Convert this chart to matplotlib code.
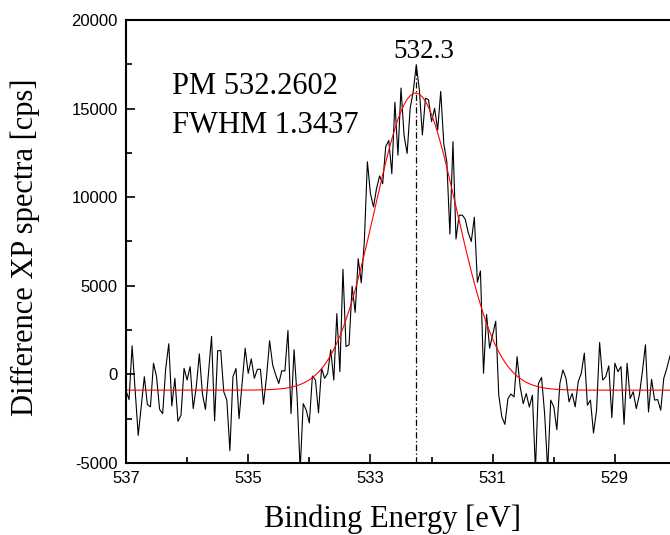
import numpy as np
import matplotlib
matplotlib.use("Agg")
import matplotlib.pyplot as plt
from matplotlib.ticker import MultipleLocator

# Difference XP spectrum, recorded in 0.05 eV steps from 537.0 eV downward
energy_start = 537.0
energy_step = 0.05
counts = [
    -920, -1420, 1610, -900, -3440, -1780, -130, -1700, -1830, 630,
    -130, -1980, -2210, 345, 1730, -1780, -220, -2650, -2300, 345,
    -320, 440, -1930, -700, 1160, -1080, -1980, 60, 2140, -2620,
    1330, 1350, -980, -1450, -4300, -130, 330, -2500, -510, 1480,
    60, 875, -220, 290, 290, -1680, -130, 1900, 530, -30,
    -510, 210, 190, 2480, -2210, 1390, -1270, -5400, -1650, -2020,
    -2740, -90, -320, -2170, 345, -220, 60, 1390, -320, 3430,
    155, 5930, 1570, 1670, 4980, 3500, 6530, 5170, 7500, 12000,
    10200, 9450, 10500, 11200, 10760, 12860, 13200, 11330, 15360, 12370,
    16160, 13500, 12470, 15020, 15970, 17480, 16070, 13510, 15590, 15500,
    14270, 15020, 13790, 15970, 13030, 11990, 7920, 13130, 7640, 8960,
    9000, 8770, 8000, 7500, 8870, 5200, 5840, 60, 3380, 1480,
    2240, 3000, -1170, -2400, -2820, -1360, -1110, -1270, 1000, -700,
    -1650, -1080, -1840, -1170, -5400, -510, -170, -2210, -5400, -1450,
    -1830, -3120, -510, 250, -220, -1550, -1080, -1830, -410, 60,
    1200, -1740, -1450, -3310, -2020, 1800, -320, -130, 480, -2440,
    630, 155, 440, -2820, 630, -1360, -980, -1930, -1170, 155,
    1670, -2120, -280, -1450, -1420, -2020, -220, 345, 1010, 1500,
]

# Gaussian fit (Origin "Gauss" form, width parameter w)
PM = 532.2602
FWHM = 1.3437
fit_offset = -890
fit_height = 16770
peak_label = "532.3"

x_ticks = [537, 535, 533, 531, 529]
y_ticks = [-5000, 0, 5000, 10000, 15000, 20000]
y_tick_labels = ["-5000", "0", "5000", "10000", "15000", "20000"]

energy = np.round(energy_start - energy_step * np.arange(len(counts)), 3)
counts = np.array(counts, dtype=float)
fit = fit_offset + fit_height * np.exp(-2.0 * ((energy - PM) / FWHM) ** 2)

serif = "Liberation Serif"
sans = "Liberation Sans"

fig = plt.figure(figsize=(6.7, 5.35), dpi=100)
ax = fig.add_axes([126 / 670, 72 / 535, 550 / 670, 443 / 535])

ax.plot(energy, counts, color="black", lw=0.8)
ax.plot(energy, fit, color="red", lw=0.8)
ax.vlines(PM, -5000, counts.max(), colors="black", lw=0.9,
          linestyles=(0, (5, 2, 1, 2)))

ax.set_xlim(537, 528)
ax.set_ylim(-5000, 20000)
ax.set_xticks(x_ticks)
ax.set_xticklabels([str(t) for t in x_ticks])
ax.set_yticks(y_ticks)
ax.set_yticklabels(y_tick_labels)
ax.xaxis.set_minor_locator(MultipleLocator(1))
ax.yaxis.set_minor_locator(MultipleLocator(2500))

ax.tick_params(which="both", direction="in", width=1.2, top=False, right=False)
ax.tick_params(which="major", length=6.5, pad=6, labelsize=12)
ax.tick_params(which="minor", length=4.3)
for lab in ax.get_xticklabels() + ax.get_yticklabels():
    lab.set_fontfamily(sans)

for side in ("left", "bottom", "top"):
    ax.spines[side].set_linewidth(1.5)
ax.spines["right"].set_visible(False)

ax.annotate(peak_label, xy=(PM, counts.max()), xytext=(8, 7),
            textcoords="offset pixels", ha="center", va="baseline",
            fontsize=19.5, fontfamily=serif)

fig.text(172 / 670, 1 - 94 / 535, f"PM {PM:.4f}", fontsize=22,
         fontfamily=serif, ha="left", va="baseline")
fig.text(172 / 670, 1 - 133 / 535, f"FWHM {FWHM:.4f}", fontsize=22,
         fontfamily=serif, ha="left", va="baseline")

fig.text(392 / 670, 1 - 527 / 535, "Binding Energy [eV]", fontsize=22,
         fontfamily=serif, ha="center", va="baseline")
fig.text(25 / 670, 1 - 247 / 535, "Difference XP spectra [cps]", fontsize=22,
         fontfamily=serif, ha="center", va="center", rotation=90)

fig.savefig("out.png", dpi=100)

--

### Brief:
Extract the lines exactly, please: the first line of the listing, the line with "from matplotlib.ticker import MultipleLocator", and every line between them, but no pictures.

### Solved problem:
Convert this chart to matplotlib code.
import numpy as np
import matplotlib
matplotlib.use("Agg")
import matplotlib.pyplot as plt
from matplotlib.ticker import MultipleLocator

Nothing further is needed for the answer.